*Stated exercise*. Reproduce the listing below exactly, minus its pictures.

*Recorded information*.
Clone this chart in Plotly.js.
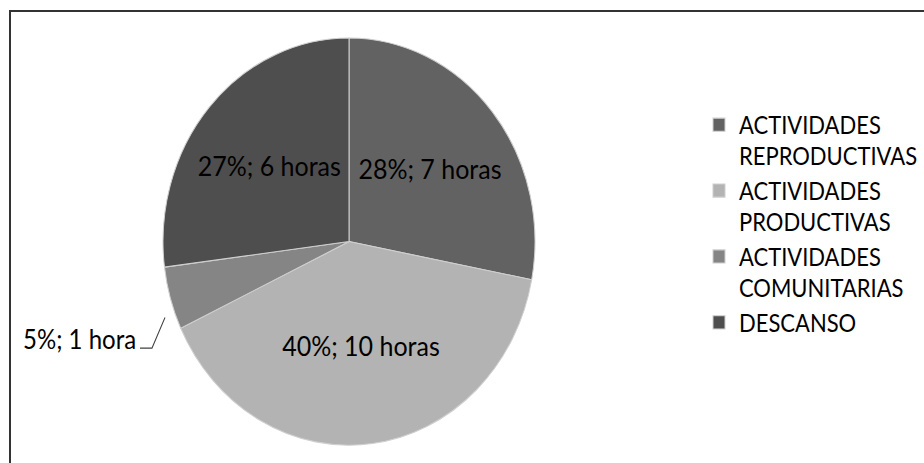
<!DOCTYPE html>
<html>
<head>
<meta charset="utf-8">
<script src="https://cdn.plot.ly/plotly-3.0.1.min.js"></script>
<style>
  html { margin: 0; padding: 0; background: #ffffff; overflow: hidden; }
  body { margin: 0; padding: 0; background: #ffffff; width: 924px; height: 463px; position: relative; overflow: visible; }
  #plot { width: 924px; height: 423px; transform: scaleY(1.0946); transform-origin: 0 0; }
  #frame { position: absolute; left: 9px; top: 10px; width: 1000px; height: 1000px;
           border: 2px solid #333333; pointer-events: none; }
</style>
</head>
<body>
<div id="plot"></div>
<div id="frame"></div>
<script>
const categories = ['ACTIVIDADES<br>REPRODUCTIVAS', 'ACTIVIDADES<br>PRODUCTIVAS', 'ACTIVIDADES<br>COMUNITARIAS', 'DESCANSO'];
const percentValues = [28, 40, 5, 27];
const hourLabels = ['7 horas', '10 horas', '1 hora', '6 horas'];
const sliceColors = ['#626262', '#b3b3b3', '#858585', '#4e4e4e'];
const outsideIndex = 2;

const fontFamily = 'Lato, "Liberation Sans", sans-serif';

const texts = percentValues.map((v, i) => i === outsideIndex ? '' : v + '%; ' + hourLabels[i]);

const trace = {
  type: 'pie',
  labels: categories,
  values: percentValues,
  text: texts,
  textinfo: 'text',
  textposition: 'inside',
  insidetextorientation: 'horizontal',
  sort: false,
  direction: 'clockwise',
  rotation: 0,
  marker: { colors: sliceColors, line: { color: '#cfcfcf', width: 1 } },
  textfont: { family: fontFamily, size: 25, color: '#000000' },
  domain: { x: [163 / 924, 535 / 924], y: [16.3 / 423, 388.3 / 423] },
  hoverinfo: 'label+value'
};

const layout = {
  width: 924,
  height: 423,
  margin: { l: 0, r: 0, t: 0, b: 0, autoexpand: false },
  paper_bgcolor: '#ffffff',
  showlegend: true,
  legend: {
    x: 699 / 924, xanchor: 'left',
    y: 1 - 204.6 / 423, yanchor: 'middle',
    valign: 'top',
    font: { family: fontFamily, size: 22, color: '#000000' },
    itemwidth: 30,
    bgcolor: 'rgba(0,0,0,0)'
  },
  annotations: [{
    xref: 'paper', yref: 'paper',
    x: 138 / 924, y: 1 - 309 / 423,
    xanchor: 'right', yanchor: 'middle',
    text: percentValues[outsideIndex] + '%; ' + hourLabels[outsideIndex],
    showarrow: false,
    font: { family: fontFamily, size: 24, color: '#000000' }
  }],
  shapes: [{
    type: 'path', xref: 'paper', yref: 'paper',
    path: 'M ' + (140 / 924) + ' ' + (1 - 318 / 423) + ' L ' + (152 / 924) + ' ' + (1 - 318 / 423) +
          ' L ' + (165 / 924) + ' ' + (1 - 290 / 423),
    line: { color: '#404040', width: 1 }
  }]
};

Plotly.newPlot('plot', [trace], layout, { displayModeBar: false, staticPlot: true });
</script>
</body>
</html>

*Exercise output*.
Clone this chart in Plotly.js.
<!DOCTYPE html>
<html>
<head>
<meta charset="utf-8">
<script src="https://cdn.plot.ly/plotly-3.0.1.min.js"></script>
<style>
  html { margin: 0; padding: 0; background: #ffffff; overflow: hidden; }
  body { margin: 0; padding: 0; background: #ffffff; width: 924px; height: 463px; position: relative; overflow: visible; }
  #plot { width: 924px; height: 423px; transform: scaleY(1.0946); transform-origin: 0 0; }
  #frame { position: absolute; left: 9px; top: 10px; width: 1000px; height: 1000px;
           border: 2px solid #333333; pointer-events: none; }
</style>
</head>
<body>
<div id="plot"></div>
<div id="frame"></div>
<script>
const categories = ['ACTIVIDADES<br>REPRODUCTIVAS', 'ACTIVIDADES<br>PRODUCTIVAS', 'ACTIVIDADES<br>COMUNITARIAS', 'DESCANSO'];
const percentValues = [28, 40, 5, 27];
const hourLabels = ['7 horas', '10 horas', '1 hora', '6 horas'];
const sliceColors = ['#626262', '#b3b3b3', '#858585', '#4e4e4e'];
const outsideIndex = 2;

const fontFamily = 'Lato, "Liberation Sans", sans-serif';

const texts = percentValues.map((v, i) => i === outsideIndex ? '' : v + '%; ' + hourLabels[i]);

const trace = {
  type: 'pie',
  labels: categories,
  values: percentValues,
  text: texts,
  textinfo: 'text',
  textposition: 'inside',
  insidetextorientation: 'horizontal',
  sort: false,
  direction: 'clockwise',
  rotation: 0,
  marker: { colors: sliceColors, line: { color: '#cfcfcf', width: 1 } },
  textfont: { family: fontFamily, size: 25, color: '#000000' },
  domain: { x: [163 / 924, 535 / 924], y: [16.3 / 423, 388.3 / 423] },
  hoverinfo: 'label+value'
};

const layout = {
  width: 924,
  height: 423,
  margin: { l: 0, r: 0, t: 0, b: 0, autoexpand: false },
  paper_bgcolor: '#ffffff',
  showlegend: true,
  legend: {
    x: 699 / 924, xanchor: 'left',
    y: 1 - 204.6 / 423, yanchor: 'middle',
    valign: 'top',
    font: { family: fontFamily, size: 22, color: '#000000' },
    itemwidth: 30,
    bgcolor: 'rgba(0,0,0,0)'
  },
  annotations: [{
    xref: 'paper', yref: 'paper',
    x: 138 / 924, y: 1 - 309 / 423,
    xanchor: 'right', yanchor: 'middle',
    text: percentValues[outsideIndex] + '%; ' + hourLabels[outsideIndex],
    showarrow: false,
    font: { family: fontFamily, size: 24, color: '#000000' }
  }],
  shapes: [{
    type: 'path', xref: 'paper', yref: 'paper',
    path: 'M ' + (140 / 924) + ' ' + (1 - 318 / 423) + ' L ' + (152 / 924) + ' ' + (1 - 318 / 423) +
          ' L ' + (165 / 924) + ' ' + (1 - 290 / 423),
    line: { color: '#404040', width: 1 }
  }]
};

Plotly.newPlot('plot', [trace], layout, { displayModeBar: false, staticPlot: true });
</script>
</body>
</html>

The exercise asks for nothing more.